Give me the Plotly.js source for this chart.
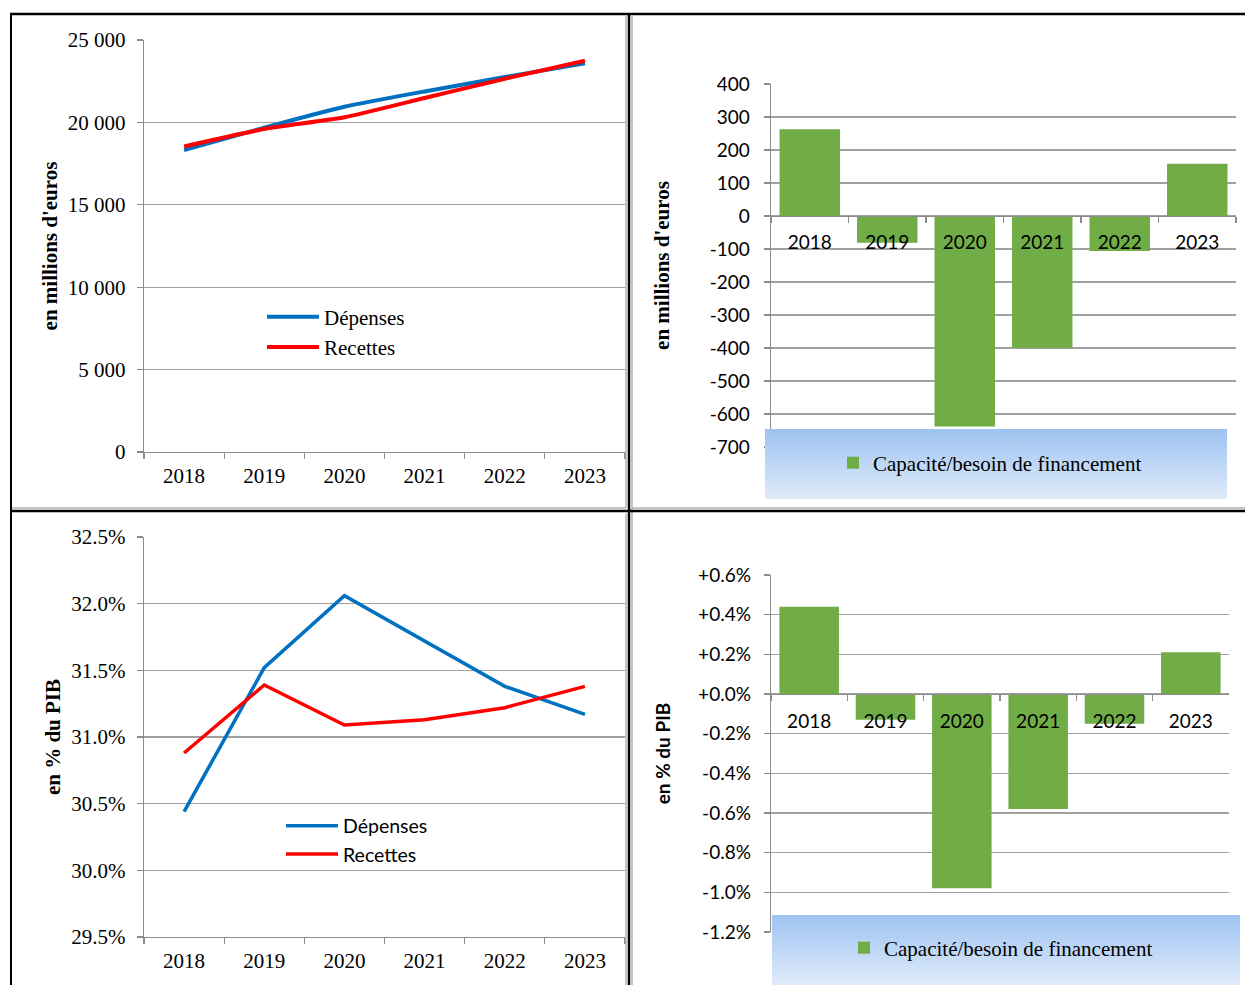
<!DOCTYPE html>
<html>
<head>
<meta charset="utf-8">
<script src="https://cdn.plot.ly/plotly-3.0.1.min.js"></script>
<style>
  html, body { margin: 0; padding: 0; background: #ffffff; }
  #chart { width: 1245px; height: 985px; }
</style>
</head>
<body>
<div id="chart"></div>
<script>
// ---------- DATA ----------
const years = ['2018', '2019', '2020', '2021', '2022', '2023'];

// Top-left: en millions d'euros
const depensesM = [18320, 19680, 20950, 21880, 22750, 23580];
const recettesM = [18540, 19600, 20310, 21480, 22650, 23740];

// Top-right: capacité/besoin de financement, en millions d'euros
const soldeM = [263, -81, -638, -400, -106, 158];

// Bottom-left: en % du PIB
const depensesP = [30.44, 31.52, 32.06, 31.72, 31.38, 31.17];
const recettesP = [30.88, 31.39, 31.09, 31.13, 31.22, 31.38];

// Bottom-right: capacité/besoin de financement, en % du PIB
const soldeP = [0.44, -0.13, -0.98, -0.58, -0.15, 0.21];

// Tick labels
const tickValsM = [0, 5000, 10000, 15000, 20000, 25000];
const tickTextM = ['0', '5 000', '10 000', '15 000', '20 000', '25 000'];
const tickValsSoldeM = [-700, -600, -500, -400, -300, -200, -100, 0, 100, 200, 300, 400];
const tickTextSoldeM = ['-700', '-600', '-500', '-400', '-300', '-200', '-100', '0', '100', '200', '300', '400'];
const tickValsP = [29.5, 30.0, 30.5, 31.0, 31.5, 32.0, 32.5];
const tickTextP = ['29.5%', '30.0%', '30.5%', '31.0%', '31.5%', '32.0%', '32.5%'];
const tickValsSoldeP = [-1.2, -1.0, -0.8, -0.6, -0.4, -0.2, 0.0, 0.2, 0.4, 0.6];
const tickTextSoldeP = ['-1.2%', '-1.0%', '-0.8%', '-0.6%', '-0.4%', '-0.2%', '+0.0%', '+0.2%', '+0.4%', '+0.6%'];

const nameDep = 'Dépenses';
const nameRec = 'Recettes';
const nameSolde = 'Capacité/besoin de financement';

// ---------- LAYOUT HELPERS ----------
const W = 1245, H = 985;
const px = x => x / W;
const py = y => 1 - y / H;

const SERIF = 'Liberation Serif, Times New Roman, serif';
const SANS = 'Lato, Carlito, Calibri, sans-serif';
const BLUE = '#0070c0';
const RED = '#ff0000';
const GREEN = '#70ad47';
const GRID = '#a0a0a0';
const AXIS = '#8c8c8c';

const gradSvg = "<svg xmlns='http://www.w3.org/2000/svg' width='100' height='100'>" +
  "<defs><linearGradient id='g' x1='0' y1='0' x2='0' y2='1'>" +
  "<stop offset='0' stop-color='#9dc3f1'/><stop offset='1' stop-color='#e0ebfa'/>" +
  "</linearGradient></defs><rect width='100' height='100' fill='url(#g)'/></svg>";
const gradUrl = 'data:image/svg+xml;charset=utf-8,' + encodeURIComponent(gradSvg);

function catAxis(domainPx, anchor, font, standoff) {
  return {
    type: 'category', domain: [px(domainPx[0]), px(domainPx[1])], anchor: anchor,
    range: [-0.5, 5.5], showgrid: false, zeroline: false,
    showline: true, linecolor: AXIS, linewidth: 1.3,
    ticks: 'outside', tickson: 'boundaries', ticklen: 6, tickcolor: AXIS, tickwidth: 1.3,
    tickfont: font, ticklabelstandoff: standoff, fixedrange: true
  };
}
function valAxis(domainPx, anchor, range, vals, text, font, title, standoff) {
  return {
    domain: [py(domainPx[1]), py(domainPx[0])], anchor: anchor, range: range,
    tickmode: 'array', tickvals: vals, ticktext: text,
    showgrid: true, gridcolor: GRID, gridwidth: 1.3, zeroline: false,
    showline: true, linecolor: AXIS, linewidth: 1.3,
    ticks: 'outside', ticklen: 6, tickcolor: AXIS, tickwidth: 1.3,
    tickfont: font, ticklabelstandoff: standoff, title: title, fixedrange: true
  };
}

// ---------- TRACES ----------
const traces = [
  { type: 'scatter', mode: 'lines', x: years, y: depensesM, name: nameDep, xaxis: 'x', yaxis: 'y',
    line: { color: BLUE, width: 4, shape: 'spline', smoothing: 0.5 }, legend: 'legend' },
  { type: 'scatter', mode: 'lines', x: years, y: recettesM, name: nameRec, xaxis: 'x', yaxis: 'y',
    line: { color: RED, width: 4, shape: 'spline', smoothing: 0.5 }, legend: 'legend' },
  { type: 'bar', x: years, y: soldeM, name: nameSolde, xaxis: 'x2', yaxis: 'y2',
    marker: { color: GREEN }, showlegend: true, legend: 'legend2' },
  { type: 'scatter', mode: 'lines', x: years, y: depensesP, name: nameDep, xaxis: 'x3', yaxis: 'y3',
    line: { color: BLUE, width: 3.5 }, legend: 'legend3' },
  { type: 'scatter', mode: 'lines', x: years, y: recettesP, name: nameRec, xaxis: 'x3', yaxis: 'y3',
    line: { color: RED, width: 3.5 }, legend: 'legend3' },
  { type: 'bar', x: years, y: soldeP, name: nameSolde, xaxis: 'x4', yaxis: 'y4',
    marker: { color: GREEN }, showlegend: true, legend: 'legend4' }
];

const serif21 = { family: SERIF, size: 21, color: '#000' };
const sans19 = { family: SANS, size: 19, color: '#000' };

// ---------- LAYOUT ----------
const layout = {
  width: W, height: H,
  margin: { l: 0, r: 0, t: 0, b: 0 },
  paper_bgcolor: '#ffffff', plot_bgcolor: 'rgba(0,0,0,0)',
  bargap: 0.22,
  showlegend: true,
  font: { family: SERIF, color: '#000' },

  xaxis: catAxis([144, 625], 'y', serif21, 4),
  yaxis: valAxis([40, 452], 'x', [0, 25000], tickValsM, tickTextM, serif21,
    { text: "<b>en millions d'euros</b>", font: { family: SERIF, size: 21 }, standoff: 4 }, 7),

  xaxis2: Object.assign(catAxis([771, 1236], 'free', sans19, 9), { position: py(216) }),
  yaxis2: valAxis([84, 447], 'x2', [-700, 400], tickValsSoldeM, tickTextSoldeM, sans19,
    { text: "<b>en millions d'euros</b>", font: { family: SERIF, size: 21 }, standoff: 34 }, 10),

  xaxis3: catAxis([144, 625], 'y3', serif21, 4),
  yaxis3: valAxis([537, 937], 'x3', [29.5, 32.5], tickValsP, tickTextP, serif21,
    { text: '<b>en % du PIB</b>', font: { family: SERIF, size: 21 }, standoff: 5 }, 7),

  xaxis4: Object.assign(catAxis([771, 1229], 'free', sans19, 10), { position: py(694) }),
  yaxis4: valAxis([575, 932], 'x4', [-1.2, 0.6], tickValsSoldeP, tickTextSoldeP, sans19,
    { text: '<b>en % du PIB</b>', font: { family: SANS, size: 19 }, standoff: 22 }, 9),

  legend: { x: px(262), xanchor: 'left', y: py(332), yanchor: 'middle',
    bgcolor: 'rgba(0,0,0,0)', borderwidth: 0, font: serif21, itemwidth: 52, tracegroupgap: 0 },
  legend2: { x: px(990), xanchor: 'center', y: py(463), yanchor: 'middle',
    bgcolor: 'rgba(0,0,0,0)', borderwidth: 0, font: serif21, itemwidth: 30 },
  legend3: { x: px(281), xanchor: 'left', y: py(840), yanchor: 'middle',
    bgcolor: 'rgba(0,0,0,0)', borderwidth: 0, font: { family: SANS, size: 19.5, color: '#000' }, itemwidth: 52 },
  legend4: { x: px(1001), xanchor: 'center', y: py(948), yanchor: 'middle',
    bgcolor: 'rgba(0,0,0,0)', borderwidth: 0, font: serif21, itemwidth: 30 },

  images: [
    { source: gradUrl, xref: 'paper', yref: 'paper', x: px(765), y: py(429), sizex: px(1227) - px(765),
      sizey: py(429) - py(499), xanchor: 'left', yanchor: 'top', sizing: 'stretch', layer: 'above' },
    { source: gradUrl, xref: 'paper', yref: 'paper', x: px(772), y: py(915), sizex: px(1240) - px(772),
      sizey: py(915) - py(985), xanchor: 'left', yanchor: 'top', sizing: 'stretch', layer: 'above' }
  ],

  shapes: [
    // light grey chart-area borders
    { type: 'line', xref: 'paper', yref: 'paper', x0: px(626), x1: px(626), y0: py(16), y1: py(508), line: { color: '#b0b0b0', width: 1.5 } },
    { type: 'line', xref: 'paper', yref: 'paper', x0: px(12), x1: px(626), y0: py(508), y1: py(508), line: { color: '#b0b0b0', width: 1.5 } },
    { type: 'line', xref: 'paper', yref: 'paper', x0: px(632), x1: px(632), y0: py(16), y1: py(985), line: { color: '#b0b0b0', width: 1.5 } },
    { type: 'line', xref: 'paper', yref: 'paper', x0: px(632), x1: px(1245), y0: py(508), y1: py(508), line: { color: '#b0b0b0', width: 1.5 } },
    { type: 'line', xref: 'paper', yref: 'paper', x0: px(626), x1: px(626), y0: py(514), y1: py(985), line: { color: '#b0b0b0', width: 1.5 } },
    // black table frame
    { type: 'line', xref: 'paper', yref: 'paper', x0: px(10), x1: px(1245), y0: py(14), y1: py(14), line: { color: '#000', width: 2.5 } },
    { type: 'line', xref: 'paper', yref: 'paper', x0: px(11), x1: px(11), y0: py(13), y1: py(985), line: { color: '#000', width: 2 } },
    { type: 'line', xref: 'paper', yref: 'paper', x0: px(629), x1: px(629), y0: py(13), y1: py(985), line: { color: '#000', width: 2.5 } },
    { type: 'line', xref: 'paper', yref: 'paper', x0: px(10), x1: px(1245), y0: py(511), y1: py(511), line: { color: '#000', width: 2.5 } }
  ]
};

Plotly.newPlot('chart', traces, layout, { staticPlot: true, displayModeBar: false });
</script>
</body>
</html>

▶ [Work to complete]
Skip the pictures, please, and transcribe only the lines from the beginning of the material through the one that contains "const years = ['2018', '2019', '2020', '2021', '2022', '2023'];".

▶ [Solution]
Give me the Plotly.js source for this chart.
<!DOCTYPE html>
<html>
<head>
<meta charset="utf-8">
<script src="https://cdn.plot.ly/plotly-3.0.1.min.js"></script>
<style>
  html, body { margin: 0; padding: 0; background: #ffffff; }
  #chart { width: 1245px; height: 985px; }
</style>
</head>
<body>
<div id="chart"></div>
<script>
// ---------- DATA ----------
const years = ['2018', '2019', '2020', '2021', '2022', '2023'];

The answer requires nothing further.